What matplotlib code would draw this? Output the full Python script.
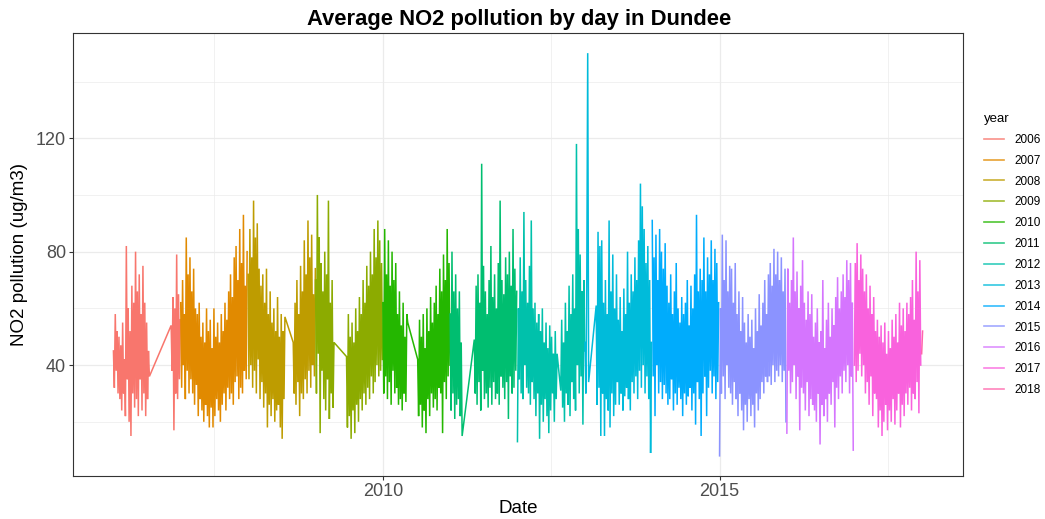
import numpy as np
import matplotlib.pyplot as plt
from matplotlib.lines import Line2D

plt.rcParams["font.family"] = ["Liberation Sans", "DejaVu Sans"]

# readings are taken every STEP_DAYS days from the start of each run
STEP_DAYS = 5

years   = [2006, 2007, 2008, 2009, 2010, 2011, 2012, 2013, 2014, 2015, 2016, 2017, 2018]
colours = ["#F8766D", "#E18A00", "#BE9C00", "#8CAB00", "#24B700", "#00BE70", "#00C1AB",
           "#00BBDA", "#00ACFC", "#8B93FF", "#D575FE", "#F962DD", "#FF65AC"]

no2_2006a = [45, 32, 58, 38, 52, 30, 50, 28, 47, 24, 55, 30, 42, 22, 82, 35, 60, 20,
             52, 15, 68, 30, 62, 25, 80, 28, 66, 22, 72, 35, 58, 24, 75, 30, 62, 22,
             55, 28, 45, 36]
no2_2006b = [54, 38, 64, 17, 60, 30, 79, 28, 65, 35, 56]
no2_2007  = [62, 32, 70, 40, 58, 28, 85, 38, 72, 30, 78, 35, 66, 30, 74, 26, 60, 33,
             58, 22, 62, 28, 50, 24, 55, 20, 48, 26, 60, 22, 52, 18, 56, 25, 46, 18,
             60, 22, 50, 28, 55, 24, 48, 20, 58, 26, 52, 30, 62, 24, 56, 32, 66, 28,
             72, 30, 64, 26, 78, 34, 82, 36, 70, 28, 88, 32, 76, 30, 93, 38, 68, 35, 80]
no2_2008a = [72, 35, 88, 40, 78, 32, 98, 38, 85, 30, 90, 42, 74, 28, 68, 34, 72, 25,
             62, 30, 74, 18, 58, 26, 66, 22, 55, 28, 60, 20, 52, 24, 64, 26, 50, 18,
             58, 14, 52, 28, 57]
no2_2008b = [48, 30, 62, 26, 70, 34, 58, 22, 75, 30, 66, 28, 84, 35, 72, 30, 91, 38,
             78, 32, 86, 40, 65, 36, 74]
no2_2009a = [70, 30, 100, 44, 85, 16, 76, 38, 66, 28, 80, 24, 72, 35, 98, 21, 62, 30,
             70, 25, 48]
no2_2009b = [43, 18, 58, 22, 50, 14, 55, 24, 48, 16, 60, 26, 52, 20, 64, 28, 58, 24,
             70, 30, 62, 26, 75, 32, 68, 28, 80, 36, 72, 30, 88, 34, 78, 40, 91, 36,
             84, 38, 76, 42]
no2_2010a = [62, 30, 88, 36, 72, 28, 84, 34, 68, 26, 80, 38, 70, 30, 76, 32, 58, 26,
             66, 28, 54, 24, 62, 30, 50, 27, 58, 55]
no2_2010b = [42, 22, 56, 26, 50, 18, 58, 24, 46, 16, 60, 28, 52, 22, 64, 30, 55, 25,
             62, 28, 68, 24, 58, 32, 74, 30, 66, 16, 79, 34, 70, 28, 88, 36, 76, 40]
no2_2011a = [58, 24, 80, 30, 66, 21, 72, 26, 60, 28, 66, 22, 48, 15]
no2_2011b = [49, 30, 68, 26, 72, 34, 62, 24, 111, 38, 75, 28, 66, 30, 58, 25, 70, 32,
             82, 26, 64, 34, 72, 28, 60, 30, 76, 26, 98, 36, 70, 32, 65, 28, 78, 34,
             72, 21, 80, 36, 68, 30, 88, 32, 74, 38, 66]
no2_2012a = [13, 60, 35, 78, 30, 66, 28, 94, 40, 70, 32, 62, 30, 75, 26, 91, 34, 60,
             28, 62, 22, 55, 30, 58, 14, 52, 26, 60, 20, 48, 28, 55, 22, 46, 16, 54,
             24, 50, 30, 44, 20, 52, 28, 44]
no2_2012b = [31, 56, 25, 48, 20, 62, 30, 52, 26, 68, 22, 58, 34, 72, 28, 60, 24, 118,
             40, 88, 30, 79, 36, 66, 19, 70, 45]
no2_2013a = [48, 30, 70, 150, 34]
no2_2013b = [61, 26, 87, 32, 82, 15, 84, 30, 62, 15, 70, 28, 58, 24, 91, 18, 66, 30,
             79, 22, 60, 26, 72, 34, 56, 26, 64, 30, 52, 24, 67, 29, 58, 32, 80, 28,
             62, 24, 72, 34, 66, 30, 78, 36, 70, 28, 84, 38, 104, 32, 96, 40, 88, 30,
             76, 36, 82, 28, 70, 9, 48]
no2_2014  = [91, 36, 78, 22, 86, 40, 70, 30, 88, 34, 80, 28, 74, 33, 83, 30, 68, 26,
             62, 28, 72, 35, 58, 24, 66, 30, 76, 26, 60, 32, 55, 28, 64, 22, 58, 30,
             62, 26, 70, 29, 54, 32, 68, 24, 60, 30, 72, 19, 93, 34, 66, 28, 74, 15,
             70, 30, 85, 36, 66, 22, 78, 32, 72, 38, 84, 30, 70, 36, 81, 28, 76, 34, 62]
no2_2015  = [8, 60, 30, 86, 36, 70, 28, 84, 40, 66, 32, 75, 30, 74, 26, 62, 34, 76,
             28, 58, 22, 66, 30, 52, 24, 64, 17, 55, 26, 48, 20, 58, 28, 50, 22, 56,
             26, 46, 18, 60, 30, 52, 24, 65, 28, 54, 34, 62, 30, 70, 36, 58, 34, 72,
             36, 76, 33, 68, 40, 81, 34, 72, 38, 80, 36, 70, 40, 78, 34, 66, 38, 74, 20]
no2_2016  = [16, 74, 38, 62, 30, 70, 34, 85, 40, 66, 28, 73, 36, 60, 17, 68, 32, 77,
             30, 62, 24, 56, 34, 66, 22, 58, 28, 65, 26, 50, 24, 55, 20, 60, 30, 48,
             12, 52, 26, 70, 22, 46, 28, 56, 20, 62, 30, 50, 26, 60, 34, 54, 18, 64,
             32, 71, 28, 60, 36, 66, 30, 72, 38, 64, 34, 77, 40, 70, 30, 76, 36, 62, 10]
no2_2017  = [40, 76, 34, 83, 38, 70, 44, 79, 36, 74, 40, 66, 30, 72, 34, 60, 26, 68,
             36, 58, 22, 64, 30, 52, 28, 56, 18, 50, 24, 54, 15, 48, 20, 55, 26, 44,
             17, 52, 24, 46, 20, 56, 28, 50, 19, 58, 24, 48, 30, 62, 18, 54, 26, 60,
             22, 52, 30, 62, 26, 58, 32, 64, 24, 70, 30, 56, 28, 80, 34, 66, 23, 77, 40]
no2_2018  = [44, 52]

runs = [
    (2006, "2006-01-01", no2_2006a), (2006, "2006-11-10", no2_2006b),
    (2007, "2007-01-01", no2_2007),
    (2008, "2008-01-01", no2_2008a), (2008, "2008-09-02", no2_2008b),
    (2009, "2009-01-01", no2_2009a), (2009, "2009-06-18", no2_2009b),
    (2010, "2010-01-01", no2_2010a), (2010, "2010-07-09", no2_2010b),
    (2011, "2011-01-01", no2_2011a), (2011, "2011-05-12", no2_2011b),
    (2012, "2012-01-01", no2_2012a), (2012, "2012-08-23", no2_2012b),
    (2013, "2013-01-01", no2_2013a), (2013, "2013-03-03", no2_2013b),
    (2014, "2014-01-01", no2_2014),
    (2015, "2015-01-01", no2_2015),
    (2016, "2016-01-01", no2_2016),
    (2017, "2017-01-01", no2_2017),
    (2018, "2018-01-01", no2_2018),
]

fig = plt.figure(figsize=(10.45, 5.19), dpi=100)
ax = fig.add_axes([0.0699, 0.0829, 0.8516, 0.8535])

# each year is its own group, so the line joins runs within a year only
series = {}
for year, start, values in runs:
    dates = np.datetime64(start) + np.arange(len(values)) * np.timedelta64(STEP_DAYS, "D")
    prev_d, prev_v = series.get(year, (np.array([], dtype="datetime64[D]"), []))
    series[year] = (np.concatenate([prev_d, dates]), list(prev_v) + list(values))

for year, colour in zip(years, colours):
    dates, values = series[year]
    ax.plot(dates, values, color=colour, lw=1.1, solid_joinstyle="miter")

# axis limits with the 5% padding on both sides
all_dates = np.concatenate([series[y][0] for y in years])
all_vals  = np.concatenate([series[y][1] for y in years])
x0, x1 = all_dates.min().astype("datetime64[D]"), all_dates.max().astype("datetime64[D]")
pad = (x1 - x0) * 0.05
ax.set_xlim(x0 - pad, x1 + pad)
vpad = (all_vals.max() - all_vals.min()) * 0.05
ax.set_ylim(all_vals.min() - vpad, all_vals.max() + vpad)

ax.set_xticks([np.datetime64("2010-01-01"), np.datetime64("2015-01-01")])
ax.set_xticklabels(["2010", "2015"])
ax.set_xticks([np.datetime64("2007-07-02"), np.datetime64("2012-07-02"),
               np.datetime64("2017-07-02")], minor=True)
ax.set_yticks([40, 80, 120])
ax.set_yticks([20, 60, 100, 140], minor=True)

ax.grid(which="major", color="#EBEBEB", lw=0.9)
ax.grid(which="minor", color="#EBEBEB", lw=0.5)
ax.set_axisbelow(True)
ax.tick_params(which="major", length=3, width=0.8, color="#333333",
               labelsize=13, labelcolor="#4D4D4D", pad=2)
ax.tick_params(which="minor", length=0)
for spine in ax.spines.values():
    spine.set_color("#333333")
    spine.set_linewidth(0.8)

ax.set_xlabel("Date", fontsize=13.5, labelpad=0)
ax.set_ylabel("NO2 pollution (ug/m3)", fontsize=13.5, labelpad=6)
fig.suptitle("Average NO2 pollution by day in Dundee", fontsize=15.8,
             fontweight="bold", x=0.497, y=0.982)

handles = [Line2D([], [], color=c, lw=1.2, alpha=0.8) for c in colours]
leg = ax.legend(handles, [str(y) for y in years], title="year", loc="upper left",
                bbox_to_anchor=(1.018, 0.83), frameon=False, fontsize=8.5,
                title_fontsize=9.5, labelspacing=0.75, handlelength=1.7,
                handletextpad=0.9, borderaxespad=0)
leg._legend_box.align = "left"

fig.savefig("out.png", dpi=100)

> PROBLEM STATEMENT: Pictures are excluded; extract exactly the lines from the start of the data through the line that holds "STEP_DAYS = 5", both ends included.

> THE COMPLETED TASK:
What matplotlib code would draw this? Output the full Python script.
import numpy as np
import matplotlib.pyplot as plt
from matplotlib.lines import Line2D

plt.rcParams["font.family"] = ["Liberation Sans", "DejaVu Sans"]

# readings are taken every STEP_DAYS days from the start of each run
STEP_DAYS = 5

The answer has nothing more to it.